Things To Come (1936)
Image Entertainment
Cast: Raymond Massey, Ralph Richardson, Sir Cedric Hardwicke, Margaretta Scott
Extras: Theatrical Trailer

A landmark in science fiction cinema, H.G. Wells’ ’Things To Come’ charts the progress of mankind through the century-long odyssey of a single city. Starting in 1940, Everytown (a thinly veiled London) is a typical bustling community in the carefree throes of the Christmas holidays when global war strikes. Devastated to near collapse by thirty years of unrelenting warfare (imagine WWII lasting until 1970!), Everytown rebuilds under ’the Boss’ (Ralph Richardson), keeping order through fear and the bullet. Eventually, under the guidance of scientists like John Cabal (Raymond Massey), the Boss’ tyrannical reign ends and a new pacifist order begins. By 2036, Everytown gleams as a gloriously Art-Deco metropolis. Yet even as Cabal’s grandson Oswald (Massey again) spearheads the first moon shot, troubled souls within this utopia plot to sabotage Man’s continued exploration of the unknown.

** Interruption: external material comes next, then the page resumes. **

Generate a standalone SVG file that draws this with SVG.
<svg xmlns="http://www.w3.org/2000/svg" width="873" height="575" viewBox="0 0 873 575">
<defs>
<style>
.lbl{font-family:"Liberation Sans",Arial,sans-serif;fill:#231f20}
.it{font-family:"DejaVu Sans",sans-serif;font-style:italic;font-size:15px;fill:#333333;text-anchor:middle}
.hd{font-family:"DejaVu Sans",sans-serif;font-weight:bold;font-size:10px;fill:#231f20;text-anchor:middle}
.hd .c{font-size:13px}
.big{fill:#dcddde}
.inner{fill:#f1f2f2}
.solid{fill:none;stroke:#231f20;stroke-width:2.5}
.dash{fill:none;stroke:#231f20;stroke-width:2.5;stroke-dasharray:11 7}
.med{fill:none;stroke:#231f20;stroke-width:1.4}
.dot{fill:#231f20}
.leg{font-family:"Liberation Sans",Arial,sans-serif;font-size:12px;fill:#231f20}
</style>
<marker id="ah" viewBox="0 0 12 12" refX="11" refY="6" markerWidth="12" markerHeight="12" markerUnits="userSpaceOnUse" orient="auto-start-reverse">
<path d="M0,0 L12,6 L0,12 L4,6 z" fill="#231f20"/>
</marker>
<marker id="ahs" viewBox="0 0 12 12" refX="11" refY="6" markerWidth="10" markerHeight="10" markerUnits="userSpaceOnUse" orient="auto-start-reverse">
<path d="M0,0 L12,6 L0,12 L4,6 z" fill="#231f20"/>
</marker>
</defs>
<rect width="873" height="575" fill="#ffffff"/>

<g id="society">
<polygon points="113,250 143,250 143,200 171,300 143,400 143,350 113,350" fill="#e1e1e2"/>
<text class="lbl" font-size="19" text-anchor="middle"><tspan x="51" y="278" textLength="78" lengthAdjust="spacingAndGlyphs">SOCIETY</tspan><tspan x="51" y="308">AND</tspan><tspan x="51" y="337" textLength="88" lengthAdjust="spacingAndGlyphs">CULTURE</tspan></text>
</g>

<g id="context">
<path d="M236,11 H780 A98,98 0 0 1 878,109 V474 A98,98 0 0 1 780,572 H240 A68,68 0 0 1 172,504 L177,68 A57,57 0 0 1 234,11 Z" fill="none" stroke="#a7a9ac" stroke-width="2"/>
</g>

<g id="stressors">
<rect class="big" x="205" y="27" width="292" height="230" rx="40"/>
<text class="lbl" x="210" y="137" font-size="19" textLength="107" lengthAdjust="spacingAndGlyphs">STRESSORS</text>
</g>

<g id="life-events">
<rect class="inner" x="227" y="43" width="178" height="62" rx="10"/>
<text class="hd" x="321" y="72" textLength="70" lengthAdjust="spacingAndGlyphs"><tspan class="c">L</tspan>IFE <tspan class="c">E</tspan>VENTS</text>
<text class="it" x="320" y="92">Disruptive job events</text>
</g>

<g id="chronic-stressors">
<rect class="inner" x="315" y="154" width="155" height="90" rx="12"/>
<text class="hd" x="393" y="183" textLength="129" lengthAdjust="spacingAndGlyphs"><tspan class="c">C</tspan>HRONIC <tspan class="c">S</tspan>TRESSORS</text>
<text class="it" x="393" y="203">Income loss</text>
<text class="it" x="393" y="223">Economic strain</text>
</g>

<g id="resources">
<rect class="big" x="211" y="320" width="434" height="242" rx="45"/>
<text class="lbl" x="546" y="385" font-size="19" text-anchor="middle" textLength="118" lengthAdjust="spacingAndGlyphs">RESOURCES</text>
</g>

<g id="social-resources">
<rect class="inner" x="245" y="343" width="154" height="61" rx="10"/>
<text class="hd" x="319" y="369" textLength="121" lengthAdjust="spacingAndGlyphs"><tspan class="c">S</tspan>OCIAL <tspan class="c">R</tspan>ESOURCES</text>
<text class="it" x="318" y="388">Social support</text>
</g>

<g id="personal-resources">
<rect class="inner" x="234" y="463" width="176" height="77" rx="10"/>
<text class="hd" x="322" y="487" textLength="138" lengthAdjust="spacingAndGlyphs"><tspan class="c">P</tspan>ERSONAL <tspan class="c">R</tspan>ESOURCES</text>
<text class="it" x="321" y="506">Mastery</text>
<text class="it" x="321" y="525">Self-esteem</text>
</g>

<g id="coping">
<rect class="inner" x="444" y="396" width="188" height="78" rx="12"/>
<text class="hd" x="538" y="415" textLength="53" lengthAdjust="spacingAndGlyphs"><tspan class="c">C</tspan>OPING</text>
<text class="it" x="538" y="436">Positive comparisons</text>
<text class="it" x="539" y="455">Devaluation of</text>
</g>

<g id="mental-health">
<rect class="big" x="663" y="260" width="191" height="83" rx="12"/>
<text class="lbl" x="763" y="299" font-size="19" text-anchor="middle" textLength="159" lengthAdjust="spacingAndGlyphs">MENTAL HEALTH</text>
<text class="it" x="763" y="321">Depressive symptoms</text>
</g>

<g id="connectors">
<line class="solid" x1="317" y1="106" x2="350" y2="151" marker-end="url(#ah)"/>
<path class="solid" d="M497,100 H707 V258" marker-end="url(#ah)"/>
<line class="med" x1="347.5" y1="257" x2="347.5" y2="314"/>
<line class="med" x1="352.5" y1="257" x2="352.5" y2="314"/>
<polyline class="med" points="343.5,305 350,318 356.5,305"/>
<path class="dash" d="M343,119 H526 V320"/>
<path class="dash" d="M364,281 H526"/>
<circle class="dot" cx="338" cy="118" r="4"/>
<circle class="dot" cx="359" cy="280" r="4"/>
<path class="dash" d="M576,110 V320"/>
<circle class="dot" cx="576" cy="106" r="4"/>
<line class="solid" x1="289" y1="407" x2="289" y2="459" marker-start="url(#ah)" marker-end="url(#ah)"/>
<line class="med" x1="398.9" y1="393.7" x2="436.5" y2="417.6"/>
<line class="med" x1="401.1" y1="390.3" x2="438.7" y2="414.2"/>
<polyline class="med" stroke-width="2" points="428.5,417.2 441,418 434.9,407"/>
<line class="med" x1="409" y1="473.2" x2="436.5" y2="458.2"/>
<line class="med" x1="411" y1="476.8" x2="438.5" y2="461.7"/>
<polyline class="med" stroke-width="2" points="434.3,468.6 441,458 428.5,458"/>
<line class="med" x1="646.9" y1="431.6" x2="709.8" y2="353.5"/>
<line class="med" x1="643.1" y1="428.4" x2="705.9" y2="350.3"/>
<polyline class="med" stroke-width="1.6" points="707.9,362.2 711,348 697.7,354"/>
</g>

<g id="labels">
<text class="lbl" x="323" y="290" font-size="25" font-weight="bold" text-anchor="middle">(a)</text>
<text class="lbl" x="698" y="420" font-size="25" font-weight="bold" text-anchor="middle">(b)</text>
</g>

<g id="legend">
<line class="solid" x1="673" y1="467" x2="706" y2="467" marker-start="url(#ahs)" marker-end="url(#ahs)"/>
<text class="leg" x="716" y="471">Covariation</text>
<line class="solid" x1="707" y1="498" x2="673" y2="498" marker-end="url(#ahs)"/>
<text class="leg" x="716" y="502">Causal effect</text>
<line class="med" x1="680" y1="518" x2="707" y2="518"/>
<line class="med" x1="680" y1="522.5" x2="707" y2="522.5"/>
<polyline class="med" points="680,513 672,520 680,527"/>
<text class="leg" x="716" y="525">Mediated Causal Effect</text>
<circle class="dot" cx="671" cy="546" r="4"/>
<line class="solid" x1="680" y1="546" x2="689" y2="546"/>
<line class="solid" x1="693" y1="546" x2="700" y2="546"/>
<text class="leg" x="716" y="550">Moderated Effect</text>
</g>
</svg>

Released in 1936, ’Things’ exemplified Wells’ hope for a future based on the positive fusion of socialism and science. The film also greatly benefitted from the directorial eye of William Cameron Menzies, known primarily as production designer for ’Gone With The Wind’ and the silent ’Thief of Bagdad.’. The opening montage concisely establishes the unease hovering over the city, as the word ’War’ appears somewhere within the frame during every shot. But the endurance of the film can also be attributed to its eerie parallels between the story’s prolonged warfare and our decades-long Cold War or the Wandering Sickness blighting post-war Everytown, ominously echoed in the AIDS epidemic.

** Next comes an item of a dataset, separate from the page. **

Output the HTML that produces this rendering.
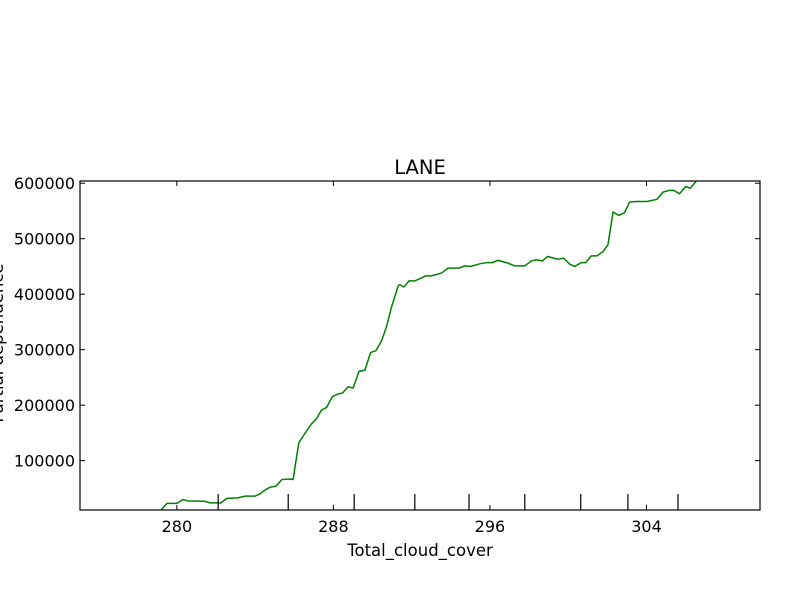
<!DOCTYPE html>
<html><head><meta charset="utf-8"><style>
html,body{margin:0;padding:0;background:#fff;}
svg text{font-family:"DejaVu Sans","Liberation Sans",sans-serif;font-size:16px;fill:#000;}
</style></head><body>
<svg id="chart" width="800" height="600" xmlns="http://www.w3.org/2000/svg">
<rect width="800" height="600" fill="#fff"/>
</svg>
<script>
const xValues=[279.03,279.19,279.49,280.0,280.31,280.62,281.38,281.69,282.25,282.56,283.12,283.48,283.99,284.24,284.5,284.75,285.06,285.37,285.77,285.94,286.23,286.54,286.85,287.14,287.39,287.65,287.94,288.21,288.47,288.75,289.01,289.31,289.61,289.9,290.17,290.46,290.71,290.97,291.31,291.39,291.6,291.87,292.16,292.72,293.01,293.52,293.86,294.42,294.71,295.0,295.51,295.85,296.13,296.41,296.92,297.27,297.78,298.12,298.37,298.68,298.94,299.48,299.77,300.08,300.33,300.67,300.89,301.18,301.47,301.78,302.03,302.29,302.59,302.88,303.14,303.48,304.02,304.53,304.84,305.15,305.4,305.69,306.0,306.24,306.55,306.72,307.5];
const yValues=[2000,11000,23000,23000,30000,27000,27000,24000,24000,32000,33000,36000,36000,40000,47000,52000,54000,66000,67000,66000,132000,149000,165000,176000,191000,196000,215000,220000,222000,233000,231000,261000,263000,295000,298000,316000,341000,377000,415000,417000,413000,424000,424000,433000,433000,438000,447000,447000,451000,450000,455000,457000,457000,461000,456000,451000,451000,460000,462000,460000,468000,463000,465000,454000,450000,457000,457000,469000,469000,477000,489000,548000,542000,547000,566000,567000,567000,571000,584000,587000,587000,581000,594000,591000,604000,609000,620000];
const xTicks=[280,288,296,304];
const yTicks=[100000,200000,300000,400000,500000,600000];
const deciles=[282.11,285.69,289.06,292.16,294.93,297.78,300.64,303.05,305.61];

const L=80,R=760,T=181,B=510;
const xMin=275.05,xMax=309.8,yMin=11100,yMax=604000;
const sx=v=>L+(v-xMin)/(xMax-xMin)*(R-L);
const sy=v=>B-(v-yMin)/(yMax-yMin)*(B-T);
const svg=document.getElementById('chart');
const NS='http://www.w3.org/2000/svg';
function mk(tag,attrs){const e=document.createElementNS(NS,tag);for(const k in attrs)e.setAttribute(k,attrs[k]);svg.appendChild(e);return e;}

const defs=mk('defs',{});
const cp=document.createElementNS(NS,'clipPath');cp.setAttribute('id','plotclip');
const cr=document.createElementNS(NS,'rect');cr.setAttribute('x',L);cr.setAttribute('y',T);cr.setAttribute('width',R-L);cr.setAttribute('height',B-T);
cp.appendChild(cr);defs.appendChild(cp);

const pts=xValues.map((x,i)=>sx(x).toFixed(2)+','+sy(yValues[i]).toFixed(2)).join(' ');
const line=mk('polyline',{points:pts,fill:'none',stroke:'#008000','stroke-width':1.5,'clip-path':'url(#plotclip)'});



deciles.forEach(d=>{
  const r=mk('line',{x1:sx(d),x2:sx(d),y1:B,y2:B-16,stroke:'#000','stroke-width':1.2});
  
  
});

const fr=mk('rect',{x:L,y:T,width:R-L,height:B-T,fill:'none',stroke:'#000','stroke-width':1.2});



xTicks.forEach(t=>{
  const x=sx(t);
  mk('line',{x1:x,x2:x,y1:B,y2:B-5,stroke:'#000'});
  mk('line',{x1:x,x2:x,y1:T,y2:T+5,stroke:'#000'});
  const tx=mk('text',{x:x,y:B+22,'text-anchor':'middle'});tx.textContent=t;
  
  
});
yTicks.forEach(t=>{
  const y=sy(t);
  mk('line',{x1:L,x2:L+5,y1:y,y2:y,stroke:'#000'});
  mk('line',{x1:R,x2:R-5,y1:y,y2:y,stroke:'#000'});
  const tx=mk('text',{x:L-5,y:y+6,'text-anchor':'end'});tx.textContent=t;
  
  
});

const title=mk('text',{x:420,y:174,'text-anchor':'middle','font-size':'19.5px',style:'font-size:19.5px'});title.textContent='LANE';


const xl=mk('text',{x:420,y:556,'text-anchor':'middle',style:'font-size:16.5px'});xl.textContent='Total_cloud_cover';


const yl=mk('text',{x:3,y:343,'text-anchor':'middle',transform:'rotate(-90 3 343)',style:'font-size:16.5px'});yl.textContent='Partial dependence';


</script>
</body></html>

The cover touts a pristine transfer but alas the source elements are not. Splices, splotches, and blemishes plague the image from beginning to end. The video exhibits strong black levels. Gray scale is inconsistent, however, sometimes producing a crisp, sharp image with the next scene deteriorating into an inky murk. Some edge enhancement is evident and pixelation occurs in a few shots. Yet, judging from previous viewings on public television and home video, this version is probably the best this film will ever look.

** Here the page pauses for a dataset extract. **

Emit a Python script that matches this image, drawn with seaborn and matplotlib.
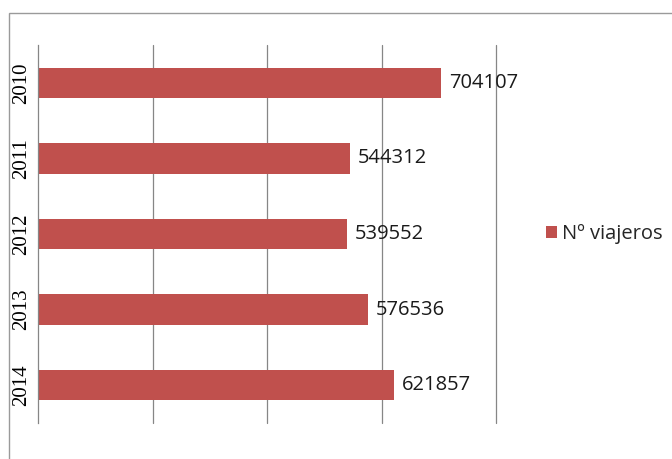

Hiss, pops, and crackles are a constant throughout the soundtrack. Dialogue projects relatively peak-free, but passages heavy with music and effects occasionally distort or sound crammed. While possibly an aftereffect of additional compression from the Dolby Digital encoding. I’m not sure if housing the audio on a PCM track would have improved fidelity.

The theatrical trailer included actually displays a crisper, more detailed image than the feature. In parts, the trailer looks cleaner with uniform grayscale and better detail delineation.

’Things To Come’ still speaks to our era 65 years later due to Wells’ passionate belief in mankind’s future and Menzies’ striking visual compositions. When watching this film, consider the following: the DVDs we so casually handle now were only a dream less than a decade ago.